Please don’t misinterpret me–I am not saying this archetypal story structure is the Great Plague of Literature or anything like that. In fact, I enjoy this structure in both book and film form from time to time as a bit of relaxation from the heavier pieces. However those heavier pieces allow me to be more intellectually involved, to dig deeper into them and analyze their messages more thoroughly, and to experience tales that don’t fit into the standard mold. But, sadly, relaxation turns into escapism for most and once getting lost in that they rarely ever venture back out. I guess they could use a better map.


Would You Like Your Story Exciting or Clichéd?

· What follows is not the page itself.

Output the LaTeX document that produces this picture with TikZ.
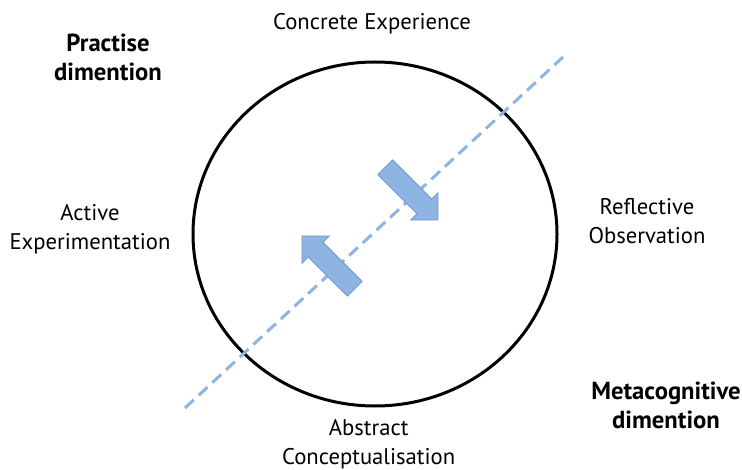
\documentclass[tikz,border=0pt]{standalone}
\usepackage{fontspec}
\setmainfont{PT Sans}
\usetikzlibrary{shapes.arrows, shapes.geometric}

\definecolor{lightblue}{RGB}{141,180,226}
\definecolor{edgeblue}{RGB}{112,156,210}

\begin{document}
\begin{tikzpicture}
[every node/.style={inner sep=0pt, align=center, font=\fontsize{17pt}{21.75pt}\selectfont},
 boldtext/.style={font=\fontsize{18.5pt}{21.75pt}\selectfont\bfseries},
 bigarrow/.style={single arrow, inner xsep=0pt, inner ysep=7.5pt, minimum height=56pt, minimum width=28.5pt, single arrow head extend=6.75pt, single arrow tip angle=90, fill=lightblue, draw=edgeblue, line width=0.6pt}]
\useasboundingbox (0pt, 0pt) rectangle (556.5pt, -352.5pt);
\node (cycle) [ellipse, minimum width=273pt, minimum height=258pt, line width=2.25pt, draw=black] at (281.25pt, -175.5pt) {};
\coordinate (low) at (138.75pt, -306.0pt);
\coordinate (high) at (422.25pt, -42.75pt);
\draw [line width=2.25pt, color=lightblue, dash pattern=on 9pt off 5pt] (low) -- (high);
\node (down) [bigarrow, rotate=-45] at (306.0pt, -142.5pt) {};
\node (up) [bigarrow, rotate=135] at (249.0pt, -199.5pt) {};
\node (ce) at (279.0pt, -17.5pt) {Concrete Experience};
\node (ro) at (485.25pt, -166.0pt) {Reflective\\Observation};
\node (ac) at (276.5pt, -333.5pt) {Abstract\\Conceptualisation};
\node (ae) at (67.5pt, -172.0pt) {Active\\Experimentation};
\node (pd) [boldtext] at (81.0pt, -43.0pt) {Practise\\dimention};
\node (md) [boldtext] at (499.5pt, -304.0pt) {Metacognitive\\dimention};
\end{tikzpicture}
\end{document}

I was posed with a question the other day: a friend of mine asked why people love “exciting” stories, yet the most popular ones are what he called “archetypal”–stories that follow a basic structure in terms of plot, character development, and so on. We’ll assume that in this situation “exciting” means to differentiate from this storytelling norm.

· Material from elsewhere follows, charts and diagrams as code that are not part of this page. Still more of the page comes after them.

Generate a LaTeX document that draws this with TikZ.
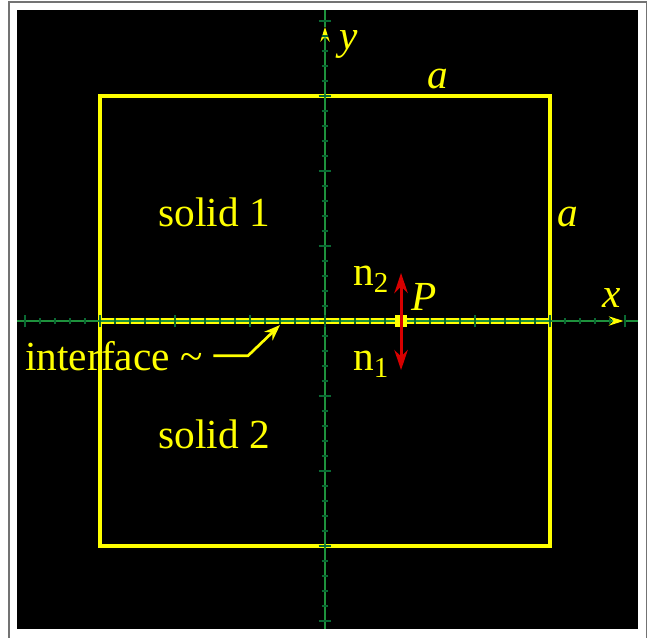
\documentclass[tikz,border=0pt]{standalone}
\usepackage{fontspec}
\setmainfont{Liberation Serif}
\usetikzlibrary{positioning, arrows.meta}

\definecolor{axisgreen}{RGB}{30,145,60}
\definecolor{tickgreen}{RGB}{10,105,50}
\definecolor{solidyellow}{RGB}{255,255,0}
\definecolor{normalred}{RGB}{215,0,0}

\begin{document}
\begin{tikzpicture}[
    x=11.25pt, y=11.25pt,
    >=Stealth,
    lbl/.style={text=solidyellow, font=\fontsize{31}{37}\selectfont, inner sep=0pt},
    ilbl/.style={lbl, font=\fontsize{31}{37}\selectfont\itshape},
    frameline/.style={draw=black!55, line width=1.3pt},
    axisline/.style={draw=axisgreen, line width=1.3pt},
    minortick/.style={draw=tickgreen, line width=1.3pt},
    boxline/.style={draw=solidyellow, line width=2.4pt},
    interfaceline/.style={draw=solidyellow, line width=5.2pt},
    axisarr/.style={axisline, -{Stealth[length=11pt, width=7pt, color=solidyellow]}},
    normalarr/.style={{Stealth[length=15pt, width=10pt]}-{Stealth[length=15pt, width=10pt]}, draw=normalred, line width=2.3pt},
    pointer/.style={->, draw=solidyellow, line width=2pt},
]

\useasboundingbox (-21.667,-21.067) rectangle (21.533,21.4);

% Frame and background
\draw[frameline] (-21.07,-21.5) -- (-21.07,21.27) -- (21.43,21.27) -- (21.43,-21.5);
\fill[black] (-20.53,-20.53) rectangle (20.87,20.73);

% Solid block
\draw[boxline] (-15,-15) rectangle (15,15);

% Interface
\coordinate (il) at (-15,0);
\coordinate (ir) at (15,0);
\draw[interfaceline] (il) -- (ir);

% Axes
\coordinate (xl) at (-20.53,0);
\coordinate (xtip) at (19.9,0);
\coordinate (xr) at (20.87,0);
\coordinate (yb) at (0,-20.53);
\coordinate (ytip) at (0,19.6);
\coordinate (yt) at (0,20.73);
\draw[axisarr] (xl) -- (xtip);
\draw[axisline] (xtip) -- (xr);
\draw[axisarr] (yb) -- (ytip);
\draw[axisline] (ytip) -- (yt);

% Ticks
\foreach \i in {-20,...,20} {
    \draw[minortick] (\i,-0.23) -- (\i,0.23);
    \draw[minortick] (-0.23,\i) -- (0.23,\i);
}
\foreach \i in {-20,-15,...,20} {
    \draw[minortick] (\i,-0.43) -- (\i,0.43);
    \draw[minortick] (-0.43,\i) -- (0.43,\i);
}

% Axis and size labels
\node[ilbl, anchor=base] (ylbl) at (1.6,18.13) {y};
\node[ilbl, anchor=base] (xlbl) at (19.13,0.93) {x};
\node[ilbl, anchor=base] (atop) at (7.53,15.53) {a};
\node[ilbl, anchor=base] (aright) at (16.2,6.27) {a};

% Solids
\node[lbl, anchor=base] (solid1) at (-7.4,6.33) {solid 1};
\node[lbl, anchor=base] (solid2) at (-7.4,-8.53) {solid 2};

% Point P and normals
\node[fill=solidyellow, minimum width=9pt, minimum height=9pt, inner sep=0pt] (pt) at (5.07,0) {};
\coordinate (ntop) at (5.07,3.2);
\coordinate (nbot) at (5.07,-3.27);
\draw[normalarr] (nbot) -- (ntop);
\node[ilbl, anchor=base] (plbl) at (6.6,0.73) {P};
\node[lbl, anchor=base west] (n2) at (1.87,2.4) {n\textsubscript{2}};
\node[lbl, anchor=base west] (n1) at (1.87,-3.27) {n\textsubscript{1}};

% Interface label
\node[lbl, anchor=base west] (intf) at (-20,-3.27) {interface \textasciitilde};
\coordinate (bend) at (-5.13,-2.4);
\coordinate (itip) at (-3,-0.27);
\draw[pointer, shorten <=8pt] (intf.east) -- (intf.east -| bend) -- (itip);

\end{tikzpicture}
\end{document}
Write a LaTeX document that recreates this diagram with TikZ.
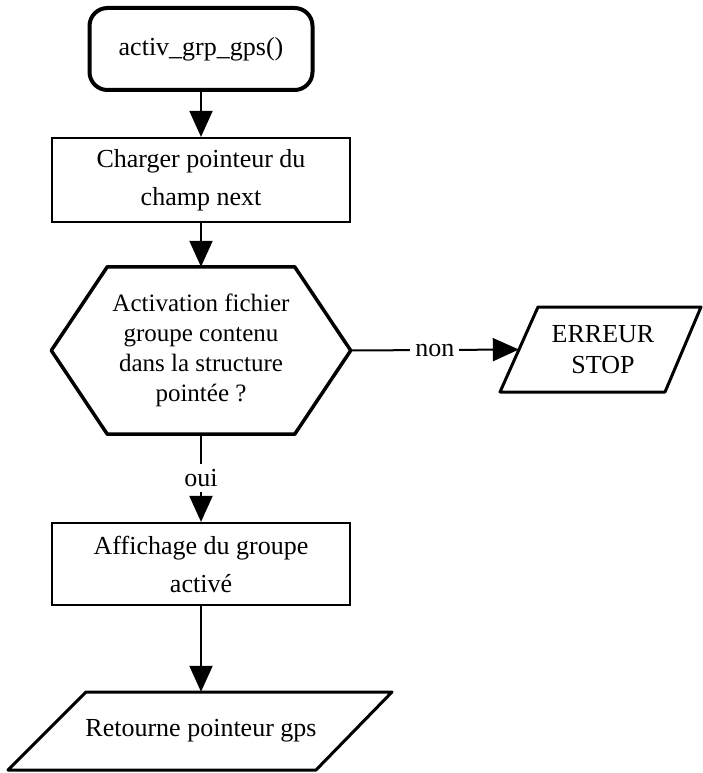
\documentclass[tikz,border=0pt]{standalone}
\usepackage{fontspec}
\setmainfont{Liberation Serif}
\usetikzlibrary{arrows.meta}
\tikzset{
  startbox/.style = {draw, line width = 4pt, rounded corners = 18pt, minimum width = 223pt, minimum height = 82pt, font = \fontsize{26}{30}\selectfont},
  actionbox/.style = {draw, line width = 2.2pt, minimum width = 298pt, minimum height = 84pt, align = center, font = \fontsize{26}{38}\selectfont},
  testbox/.style = {inner sep = 0pt, minimum width = 299pt, minimum height = 167pt, align = center, font = \fontsize{25}{30}\selectfont},
  iobox/.style = {inner sep = 0pt, align = center, font = \fontsize{26}{31}\selectfont},
  outline/.style = {line width = 3pt, line join = round},
  flow/.style = {line width = 2pt, -{Triangle[width = 23pt, length = 26pt]}},
  answer/.style = {fill = white, inner sep = 5pt, font = \fontsize{26}{30}\selectfont}
}

\begin{document}
\begin{tikzpicture}[x = 1pt, y = -1pt]
\useasboundingbox (0,0) rectangle (703,773);

\node at (201,49) (start) [startbox] {activ\_grp\_gps()};
\node at (201,180) (charge) [actionbox] {Charger pointeur du\\champ next};

% test hexagon
\node at (201,350.5) (test) [testbox] {Activation fichier\\groupe contenu\\dans la structure\\pointée ?};
\draw[outline, line width = 3.5pt] (test.west) -- ([xshift = 56pt]test.north west) -- ([xshift = -56pt]test.north east) -- (test.east) -- ([xshift = -56pt]test.south east) -- ([xshift = 56pt]test.south west) -- cycle;

% error exit
\node at (603,349.5) (err) [iobox, minimum width = 168pt, minimum height = 85pt] {ERREUR\\STOP};
\draw[outline] (500,392) -- (665,392) -- (701,307) -- (538,307) -- cycle;

\node at (201,564) (affich) [actionbox, minimum height = 82pt] {Affichage du groupe\\activé};

% return
\node at (201,731) (ret) [iobox, minimum width = 230pt, minimum height = 78pt] {Retourne pointeur gps};
\draw[outline] (8,770) -- (316,770) -- (392,692) -- (86,692) -- cycle;

\draw[flow] (start) -- (charge);
\draw[flow] (charge) -- (test);
\draw[flow] (test) -- node[answer] {oui} (affich);
\draw[flow] (test.east) -- node[answer] {non} (err.west);
\draw[flow] (affich) -- (ret);
\end{tikzpicture}
\end{document}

The reason people may say they enjoy these exciting stories when they’d rather indulge in simpler fare can be related back to what Robert Hanson was saying: many people are more boring than they actually think. People may say that they enjoy books or films with unconventional plot devices and non-traditional storylines so that they may appear to others as being unique and different. Perhaps they perceive that this individuality indicates being finely cultured (a.k.a. a way of promoting one’s own ego), and that they won’t look like some uncultured hermit that’s been living under a rock for the past few years.

It’s all about making others believe you know what you’re talking about and making yourself appear more interesting than others. Seriously, if the public was more enthralled by stories that broke away from conventional story blueprints and overused literary devices we wouldn’t see teen (paranormal) love stories dominating the New York Times Bestsellers List or action-thriller movies topping the box office.